Thanks for your suggestion. Testing on film is the ultimate test, but I guess every camera out from production line will not be film tested. There must be a way to check the infinity without film. I am interested to know how to achieve that.
The camera manufacturer had both full knowledge of where the focus was supposed to be relative to the film rails, and an optical testing rig to check the lens collimation (infinity focus). You don't have either of those things. You can try to make meticulous measurements to understand where the film is supposed to sit relative to the rails, and then attempt to calibrate it using a ground glass at the film plane, but then you'll have to test it on film anyway to be sure. I am not sure what your procedure was using the binocular and piece of paper in the first place, but unless it was very accurately placed, it was likely misleading. If you don't do this extremely carefully, you can make it worse and not better.

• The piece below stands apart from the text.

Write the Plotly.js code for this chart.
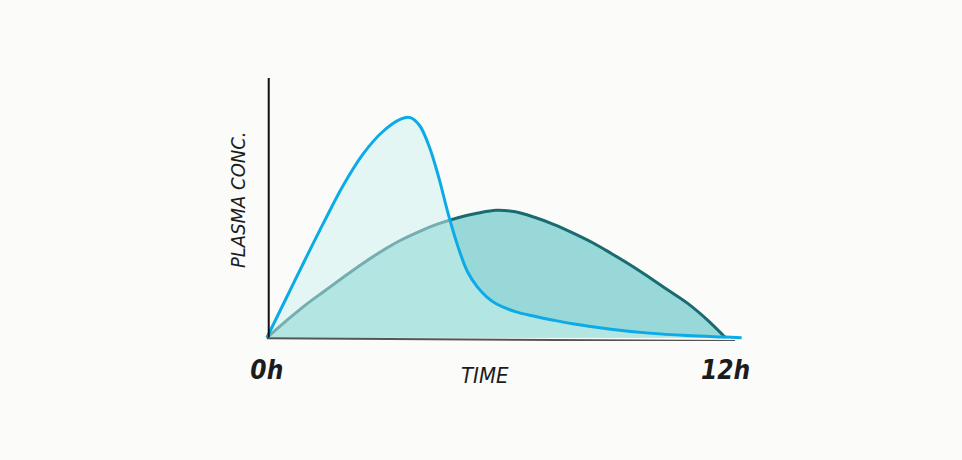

2 get a SLR with split image, focus at far objects like moon and ensure the lines are match in split image.
3. Using the SLR to observe the marks on the film in the Rollei 35.
4. Adjust the focus of Rollei 35 until marks are lined up in split image. This should be the correct infinity position exactly for the film in real usage.
Please feel free to comment. Thanks.
How do you know that the SLR is correctly calibrated?
When using the slr to focus on the moon and observe the split image to make the line match, we are already calibrating the focus to infinity, at the focusing screen. It does not have anything to do with the actual infinity point to the film plane of that SLR.
Does that take into account that the mirror is correctly aligned and the lens is correctly collimated?
I've never had to resort to taking test photos to confirm infinity.....at least not yet. The procedure is very simple, and it works every single time.
Put the camera on a tripod or something stable and have the shutter held open on B or T. Place a piece of GG or even Scotch Magic tape across the film rails (make sure you're placing it on the film rails and not on the edges protruding above and below, that's really easy to do).
Then focus on something at least 100' away. If you don't have a loupe, use a 35mm camera lens as a loupe, and get the image as sharp as you can get it. That's infinity. Put a mark on the lens, and make sure it stops there when you focus it to the infinity stop. If it's just a very little bit off, I wouldn't worry about it. It's doubtful you'll be shooting anything far away wide open at infinity.